Tuesday, December 28, 2004

Change

 

Wesley Mcnair

I'm still formulating my entry about the imagination and the creative life.  In the meanwhile, I was quite taken by this poem that came to me from NPR's Writer's Almanac.  My first impression of the poem was that it must have felt very good to write.  Secondly, it felt very good to read, because more and more lately I have entertained thoughts (fantasies?!) of bringing about a great change in my life. I've been on a job search the last year; last year I interviewed for a teaching position in creative writing at Fairbanks, Alaska.  Someone else got the position, but if the committee had chosen me, I would have been there.  I would have left family (children--the husband goes where I go!), home, cats, and almost all of my possessions.   

A college lecturer, I certainly identify with the lines about the "sadness of rooms" where family slept while I graded mounds of papers.  And about not fitting in, not wanting to fit in, at some of the colleges where I taught (I won't name those colleges).  I identify with the speaker's feelings about missed opportunities, a lost life.  Perhaps that, the feeling of loss, is what my need for change is all about.
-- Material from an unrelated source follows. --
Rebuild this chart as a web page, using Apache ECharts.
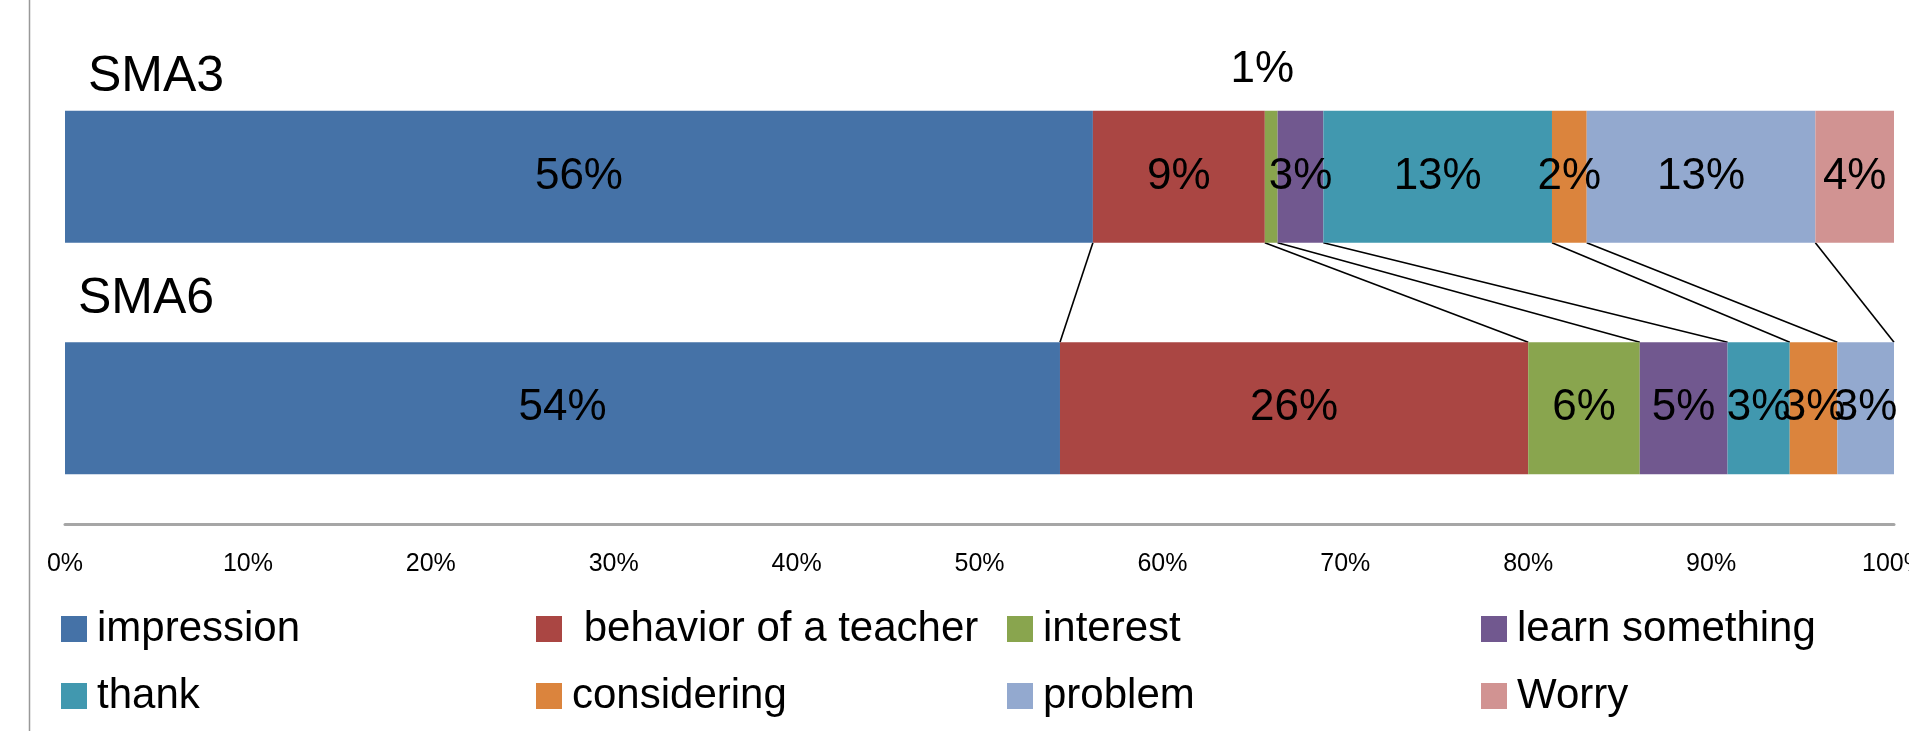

Poem: "Goodbye to the Old Life" by Wesley McNair, from Fire


Goodbye to the Old Life

Goodbye to the old life,
to the sadness of rooms
where my family slept as I sat

late at night on my island
of light among papers.
Goodbye to the papers

and to the school for the rich
where I drove them, dressed up
in a tie to declare who I was.

Goodbye to all the ties
and to the life I lost
by declaring, and a fond goodbye

to the two junk cars that lurched
and banged through the campus
making sure I would never fit in.

Goodbye to the finest campus
money could buy, and one
final goodbye to the paycheck

that was always gone
before  it got home.
Farewell to the home,

and a heartfelt goodbye
to all the tenants who rented
the upstairs apartment,

particularly Mrs. Doucette,
whose washer overflowed
down the walls of our bathroom

every other week, and Mr. Green,
determined in spite of the evidence
to learn the electric guitar.

And to you there, the young man
on the roof turning the antenna
and trying not to look down

on how far love has taken you,
and to the faithful wife
in the downstairs window

shouting, "That's as good
as we're going to get it,"
and to the four hopeful children

staying with the whole program
despite the rolling picture
and the snow - goodbye,


wealth and joy to us all
in the new life, goodbye!

3 comments:

Anonymous said...

The feeling of loss is what has motivated me to make changes in my life.  Part of my ongoing struggle has been how to make those changes without losing other things which are dear to me.  One of the things that I've found though is the stuff the stuff that I thought I had lost were dreams, which are only really lost when you give up on them. So, in making my changes, I'm not really getting rid of anything essential, but getting down to what is my truest self.  I admit there are days when I feel like some antique cabinet that's been painted and refinished many times, and the layers of what must be stripped away before I really emerge seem endless.

Anonymous said...

This entry made me want to cry.  I so deeply understand, and never would have put it into those words....loss.....but I so understand.

Anonymous said...

Well, I have just spent most of my life to this point trying to fit in, and you know what?  I just don't.  The harder I try, the farther I get away from myself.  Maybe the most I can get is congruent with my own life.  For a long while, it seemed like my life was "over there," a parallel line to which I could point, but which was separate from me.  Now I seem to be getting closer.  But I still don't fit with most others.  Good-bye to fitting in.  Hello to fitting in with myself.